Back in 1972, I was looking for a good 12-string acoustic. I found one for $50 in the paper, and went to check it out. A lady answered the door, and invited me in to look at the guitar in the living room. She said, "This is just collecting dust, I don't want it in the house anymore, and my son says he doesn't want to play guitar anymore. I just want to get rid of it."
It played like smooth butter, all 12 strings were crystal clear dreamy, and it hadn't bee played for years. I handed over the $50. On the way out, the lady said, "Oh, and Ricky Nelson gave that guitar to my son when we still lived in California. He used to play it a lot."
I handed over the $50. On the way out, the lady said, "Oh, and Ricky Nelson gave that guitar to my son when we still lived in California. He used to play it a lot."
I hope you still have it and play it. That is a collectors item and worth considerably more than what you paid for it IF you can prove it was one of Ricky Nelson's Guitars.
I've never played 12 string - I started out on a Monkey Ward's electric that was a hand me down from my dad, and I had his old National Triple Neck Steel till I traded it off to get a Browning Fly Rod. I wish I still had that Steel. That actually was the first instrument I learned, haven't played in years, but it was a Fender Single Neck Steel. The Triple Neck was my Dad's and it had belonged to the Steel Guitarist for the "Royal Hawaiians". My Dad bought it from him when he was down and out and wanted drinkin' money. I do still have an old Collector's Guitar, that needs work, that belonged to my Great Uncle Clarence. It's an early electric built on an acoustic body. Nothing famous about it's history - just a rare instrument.
Hawaiians can sure play a mean steel. They are naturals for that kind of music, and really pour their hearts into it. Beautiful voices too. Elvis loved them.

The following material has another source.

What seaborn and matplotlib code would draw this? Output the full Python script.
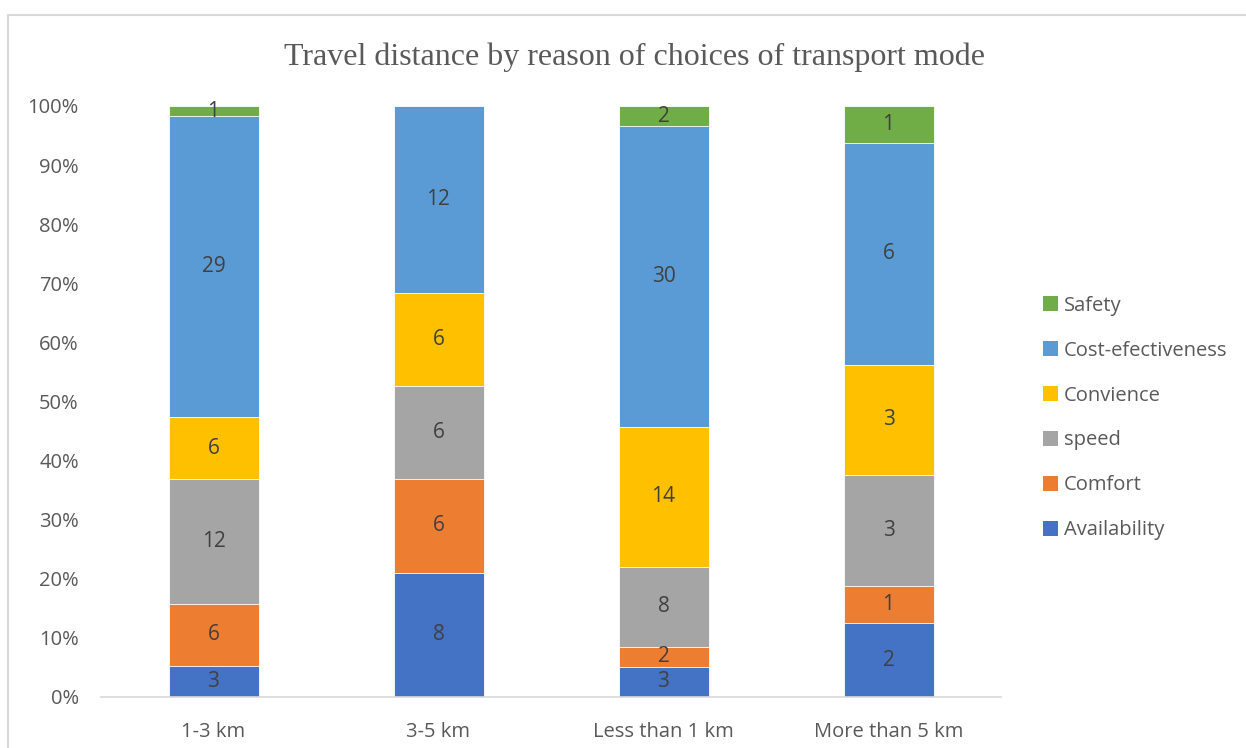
import numpy as np
import pandas as pd
import seaborn as sns
import matplotlib
matplotlib.use("Agg")
import matplotlib.pyplot as plt
from matplotlib.patches import Patch
from matplotlib.lines import Line2D

# Survey counts: reason for choosing a transport mode, by travel distance
distances = ["1-3 km", "3-5 km", "Less than 1 km", "More than 5 km"]
reasons = ["Availability", "Comfort", "speed", "Convience", "Cost-efectiveness", "Safety"]
availability = [3, 8, 3, 2]
comfort = [6, 6, 2, 1]
speed = [12, 6, 8, 3]
convience = [6, 6, 14, 3]
cost_effectiveness = [29, 12, 30, 6]
safety = [1, 0, 2, 1]

colors = ["#4472C4", "#ED7D31", "#A5A5A5", "#FFC000", "#5B9BD5", "#70AD47"]

counts = np.array([availability, comfort, speed, convience, cost_effectiveness, safety], dtype=float)
shares = counts / counts.sum(axis=0)
cum_top = np.cumsum(shares, axis=0)

sns.set_theme(style="white")
plt.rcParams["font.family"] = ["Open Sans", "DejaVu Sans"]

fig = plt.figure(figsize=(12.46, 7.48), dpi=100)
ax = fig.add_axes([101 / 1246, 1 - 697 / 748, 900 / 1246, (697 - 106) / 748])

# Stacked 100% bars: draw cumulative totals from the top layer down
for i in range(len(reasons) - 1, -1, -1):
    df = pd.DataFrame({"distance": distances, "share": cum_top[i]})
    sns.barplot(data=df, x="distance", y="share", order=distances, color=colors[i],
                width=0.4, saturation=1, edgecolor="white", linewidth=0.6, ax=ax)

# Segment value labels
for i in range(len(reasons)):
    for j in range(len(distances)):
        if counts[i, j] > 0:
            mid = cum_top[i, j] - shares[i, j] / 2
            ax.text(j, mid, f"{int(counts[i, j])}", ha="center", va="center",
                    fontsize=15, color="#404040")

ax.set_xlim(-0.5, 3.5)
ax.set_ylim(0, 1)
ax.set_yticks(np.arange(0, 1.01, 0.1))
ax.set_yticklabels([f"{int(round(v * 100))}%" for v in np.arange(0, 1.01, 0.1)])
ax.set_xlabel("")
ax.set_ylabel("")
ax.tick_params(axis="both", length=0, labelsize=14.5, labelcolor="#595959")
ax.tick_params(axis="y", pad=16)
ax.tick_params(axis="x", pad=18)
for side in ["top", "right", "left"]:
    ax.spines[side].set_visible(False)
ax.spines["bottom"].set_color("#D9D9D9")
ax.spines["bottom"].set_linewidth(1.2)

fig.text(635 / 1246, 1 - 57 / 748, "Travel distance by reason of choices of transport mode",
         ha="center", va="center", fontsize=23, color="#595959",
         family=["Liberation Serif", "DejaVu Serif"])

handles = [Patch(facecolor=c, edgecolor="none") for c in colors][::-1]
leg = fig.legend(handles, reasons[::-1], loc="center left",
                 bbox_to_anchor=(1043 / 1246, 1 - 418 / 748), frameon=False,
                 borderpad=0, borderaxespad=0,
                 fontsize=14.5, handlelength=0.75, handleheight=0.75,
                 handletextpad=0.3, labelspacing=1.24)
for t in leg.get_texts():
    t.set_color("#595959")

# Chart border (top and left edges)
fig.add_artist(Line2D([8 / 1246, 8 / 1246], [0, 1 - 15 / 748], transform=fig.transFigure,
                      color="#D9D9D9", linewidth=1.5))
fig.add_artist(Line2D([8 / 1246, 1], [1 - 15 / 748, 1 - 15 / 748], transform=fig.transFigure,
                      color="#D9D9D9", linewidth=1.5))

fig.savefig("out.png", dpi=100, facecolor="white")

I went in the military in the fall of '72 to avoid being a ground pounder in the draft and sold the Harmony for $50 before I went in. I've kicked myself ever since. I've done some research on the one I had, and I'm almost certain Ricky owned it back in the 60's. No way of proving it, since I never recorded the serial #. Back then, I was into Cat Stevens, Ritchie Havens, James Taylor kinda sounds. Then I went to a Glenn Cambell edition Ovation acoustic with humbickin pickups. Traded it for a Martin D45, which I still have. Haven't played it in over 20 years, but amazingly I still have callouses on the first three fingers. I bite them off and they still come back - LoL. I gotta get that thing out and bang on it again.